## What you will do
From the first line of the data down to and including the line with "const ty = v", copy everything exactly, leaving out pictures.

## Data provided
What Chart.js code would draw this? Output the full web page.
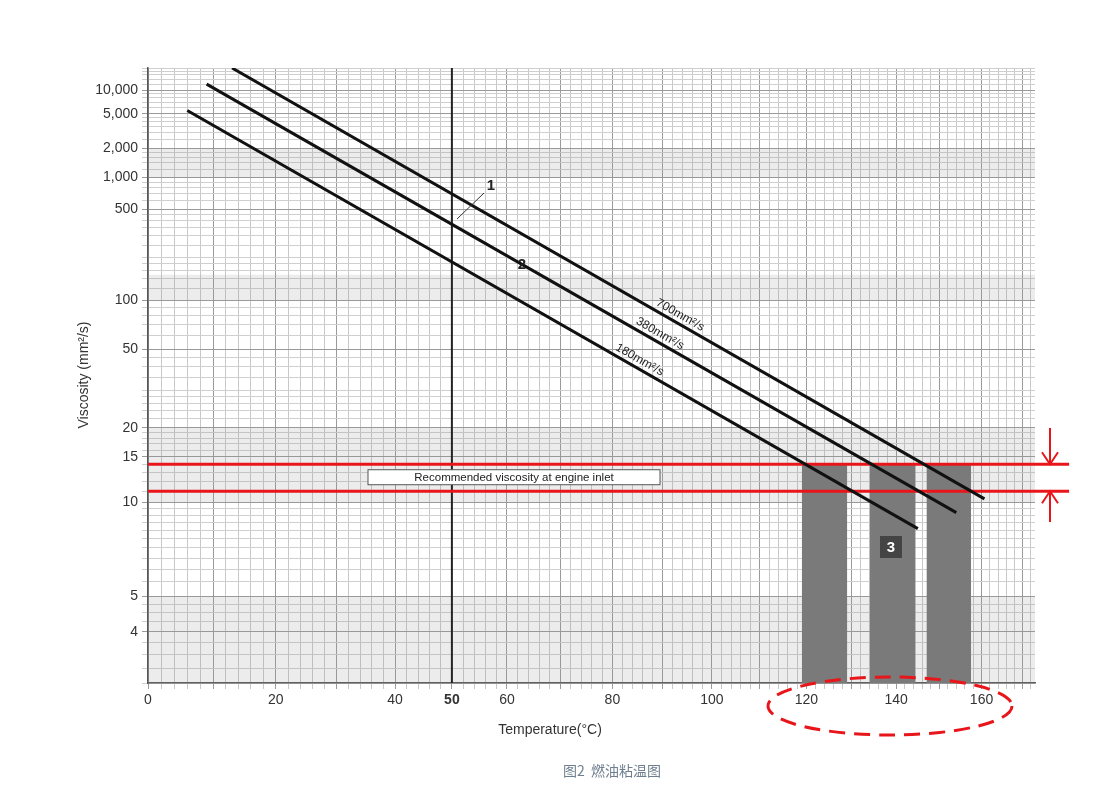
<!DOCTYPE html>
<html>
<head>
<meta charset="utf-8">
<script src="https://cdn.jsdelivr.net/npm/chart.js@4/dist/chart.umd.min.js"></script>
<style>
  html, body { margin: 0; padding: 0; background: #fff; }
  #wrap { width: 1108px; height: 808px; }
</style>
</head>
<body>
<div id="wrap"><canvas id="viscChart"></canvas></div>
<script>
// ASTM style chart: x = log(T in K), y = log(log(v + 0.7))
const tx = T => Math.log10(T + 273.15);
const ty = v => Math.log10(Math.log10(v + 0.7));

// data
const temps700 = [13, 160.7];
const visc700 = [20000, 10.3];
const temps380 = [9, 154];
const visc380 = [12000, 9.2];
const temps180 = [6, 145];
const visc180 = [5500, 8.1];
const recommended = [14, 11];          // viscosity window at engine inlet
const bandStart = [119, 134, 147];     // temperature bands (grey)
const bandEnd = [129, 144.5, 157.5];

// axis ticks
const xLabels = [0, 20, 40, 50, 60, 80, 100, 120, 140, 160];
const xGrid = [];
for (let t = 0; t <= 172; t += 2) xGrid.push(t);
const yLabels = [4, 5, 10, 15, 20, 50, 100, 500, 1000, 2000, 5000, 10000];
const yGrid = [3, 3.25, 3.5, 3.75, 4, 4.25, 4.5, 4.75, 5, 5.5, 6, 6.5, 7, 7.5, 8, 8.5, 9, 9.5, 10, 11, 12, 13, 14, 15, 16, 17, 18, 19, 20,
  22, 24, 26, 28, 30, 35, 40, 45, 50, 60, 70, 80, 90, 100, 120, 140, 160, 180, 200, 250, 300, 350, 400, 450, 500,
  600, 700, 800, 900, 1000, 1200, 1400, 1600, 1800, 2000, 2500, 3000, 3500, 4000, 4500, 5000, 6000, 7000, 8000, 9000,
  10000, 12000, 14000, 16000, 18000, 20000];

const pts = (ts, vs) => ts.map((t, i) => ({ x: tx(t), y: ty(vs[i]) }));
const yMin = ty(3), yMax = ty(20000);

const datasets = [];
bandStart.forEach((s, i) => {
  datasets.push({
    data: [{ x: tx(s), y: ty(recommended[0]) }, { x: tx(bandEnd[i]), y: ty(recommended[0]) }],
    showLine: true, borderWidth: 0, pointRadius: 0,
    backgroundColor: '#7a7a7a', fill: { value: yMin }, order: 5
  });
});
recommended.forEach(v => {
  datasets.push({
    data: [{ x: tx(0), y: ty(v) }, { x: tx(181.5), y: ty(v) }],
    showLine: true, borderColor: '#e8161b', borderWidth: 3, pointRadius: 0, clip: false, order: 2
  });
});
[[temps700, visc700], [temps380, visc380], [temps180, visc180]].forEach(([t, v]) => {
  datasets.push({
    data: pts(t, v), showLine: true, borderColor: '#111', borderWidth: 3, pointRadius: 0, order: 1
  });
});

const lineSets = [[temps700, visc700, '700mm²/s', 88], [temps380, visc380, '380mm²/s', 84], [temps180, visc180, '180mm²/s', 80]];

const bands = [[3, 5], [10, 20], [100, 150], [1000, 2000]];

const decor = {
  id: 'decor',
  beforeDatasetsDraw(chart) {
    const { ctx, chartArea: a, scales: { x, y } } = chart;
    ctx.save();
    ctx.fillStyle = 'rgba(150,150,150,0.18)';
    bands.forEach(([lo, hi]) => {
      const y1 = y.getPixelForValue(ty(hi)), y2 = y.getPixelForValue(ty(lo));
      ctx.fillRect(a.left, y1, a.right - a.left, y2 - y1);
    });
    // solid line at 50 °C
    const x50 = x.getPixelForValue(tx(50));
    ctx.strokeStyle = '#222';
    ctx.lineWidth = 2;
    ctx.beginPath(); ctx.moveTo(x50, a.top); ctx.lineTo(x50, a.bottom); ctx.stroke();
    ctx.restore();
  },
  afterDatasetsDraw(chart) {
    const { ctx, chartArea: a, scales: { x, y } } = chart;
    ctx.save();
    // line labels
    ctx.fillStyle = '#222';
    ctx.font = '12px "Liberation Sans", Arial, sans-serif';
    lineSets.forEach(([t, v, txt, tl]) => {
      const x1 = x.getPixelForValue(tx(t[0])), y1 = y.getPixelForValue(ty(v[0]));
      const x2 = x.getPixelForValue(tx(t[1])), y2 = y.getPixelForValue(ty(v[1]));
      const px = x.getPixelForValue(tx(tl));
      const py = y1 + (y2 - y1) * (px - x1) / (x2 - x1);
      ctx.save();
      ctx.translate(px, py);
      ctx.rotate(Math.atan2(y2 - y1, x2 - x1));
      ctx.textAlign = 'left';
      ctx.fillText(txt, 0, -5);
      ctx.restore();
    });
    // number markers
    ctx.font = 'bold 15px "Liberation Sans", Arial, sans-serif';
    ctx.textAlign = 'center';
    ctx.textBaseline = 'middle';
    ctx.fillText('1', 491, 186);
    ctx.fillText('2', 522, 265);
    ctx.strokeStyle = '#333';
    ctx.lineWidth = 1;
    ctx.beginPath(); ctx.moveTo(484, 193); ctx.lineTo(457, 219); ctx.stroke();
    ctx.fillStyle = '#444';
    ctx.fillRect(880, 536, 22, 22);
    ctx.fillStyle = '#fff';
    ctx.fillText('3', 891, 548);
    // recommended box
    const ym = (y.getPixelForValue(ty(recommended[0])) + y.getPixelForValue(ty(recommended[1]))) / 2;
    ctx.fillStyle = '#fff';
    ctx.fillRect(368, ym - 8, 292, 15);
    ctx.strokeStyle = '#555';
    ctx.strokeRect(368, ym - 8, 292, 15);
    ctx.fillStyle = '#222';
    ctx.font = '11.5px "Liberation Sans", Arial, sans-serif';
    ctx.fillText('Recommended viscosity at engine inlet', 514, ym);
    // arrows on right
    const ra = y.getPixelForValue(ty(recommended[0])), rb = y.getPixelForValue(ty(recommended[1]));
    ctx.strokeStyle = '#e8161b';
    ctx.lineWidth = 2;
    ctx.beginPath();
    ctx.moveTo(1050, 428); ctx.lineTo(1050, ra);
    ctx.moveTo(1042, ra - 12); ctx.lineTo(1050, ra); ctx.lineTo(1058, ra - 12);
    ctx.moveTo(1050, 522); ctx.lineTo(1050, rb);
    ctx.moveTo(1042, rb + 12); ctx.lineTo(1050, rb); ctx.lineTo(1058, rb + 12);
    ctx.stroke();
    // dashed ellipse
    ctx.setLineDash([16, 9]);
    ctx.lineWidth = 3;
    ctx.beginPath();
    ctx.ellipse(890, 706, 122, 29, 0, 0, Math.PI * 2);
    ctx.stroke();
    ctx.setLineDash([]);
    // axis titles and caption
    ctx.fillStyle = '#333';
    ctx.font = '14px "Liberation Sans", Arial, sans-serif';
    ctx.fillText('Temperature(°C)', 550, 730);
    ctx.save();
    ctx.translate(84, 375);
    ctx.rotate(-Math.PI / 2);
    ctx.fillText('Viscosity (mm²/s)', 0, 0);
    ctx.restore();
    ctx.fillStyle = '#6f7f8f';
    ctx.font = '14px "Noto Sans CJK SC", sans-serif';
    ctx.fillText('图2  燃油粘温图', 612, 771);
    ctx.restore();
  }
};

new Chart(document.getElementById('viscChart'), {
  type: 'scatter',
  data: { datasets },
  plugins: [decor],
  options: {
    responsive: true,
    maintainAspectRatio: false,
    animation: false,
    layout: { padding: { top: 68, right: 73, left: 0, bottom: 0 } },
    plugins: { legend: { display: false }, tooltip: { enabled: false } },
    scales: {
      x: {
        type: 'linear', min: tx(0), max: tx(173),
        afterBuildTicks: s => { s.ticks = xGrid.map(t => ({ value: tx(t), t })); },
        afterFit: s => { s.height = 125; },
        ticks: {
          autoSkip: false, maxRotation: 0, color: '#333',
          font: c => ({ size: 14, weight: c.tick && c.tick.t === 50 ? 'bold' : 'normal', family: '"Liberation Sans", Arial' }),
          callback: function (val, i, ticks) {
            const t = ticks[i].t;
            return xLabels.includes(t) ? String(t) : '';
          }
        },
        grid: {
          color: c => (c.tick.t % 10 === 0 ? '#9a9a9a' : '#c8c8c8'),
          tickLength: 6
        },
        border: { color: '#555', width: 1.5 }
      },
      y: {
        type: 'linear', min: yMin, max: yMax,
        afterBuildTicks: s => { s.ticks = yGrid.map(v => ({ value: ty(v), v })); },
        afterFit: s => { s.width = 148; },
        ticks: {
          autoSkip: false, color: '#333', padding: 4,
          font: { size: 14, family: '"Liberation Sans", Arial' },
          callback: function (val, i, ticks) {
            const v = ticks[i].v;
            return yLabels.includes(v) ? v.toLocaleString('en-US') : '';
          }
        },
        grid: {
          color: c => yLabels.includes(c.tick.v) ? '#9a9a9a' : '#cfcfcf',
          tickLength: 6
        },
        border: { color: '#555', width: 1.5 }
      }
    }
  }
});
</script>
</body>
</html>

## Result of the task
What Chart.js code would draw this? Output the full web page.
<!DOCTYPE html>
<html>
<head>
<meta charset="utf-8">
<script src="https://cdn.jsdelivr.net/npm/chart.js@4/dist/chart.umd.min.js"></script>
<style>
  html, body { margin: 0; padding: 0; background: #fff; }
  #wrap { width: 1108px; height: 808px; }
</style>
</head>
<body>
<div id="wrap"><canvas id="viscChart"></canvas></div>
<script>
// ASTM style chart: x = log(T in K), y = log(log(v + 0.7))
const tx = T => Math.log10(T + 273.15);
const ty = v => Math.log10(Math.log10(v + 0.7));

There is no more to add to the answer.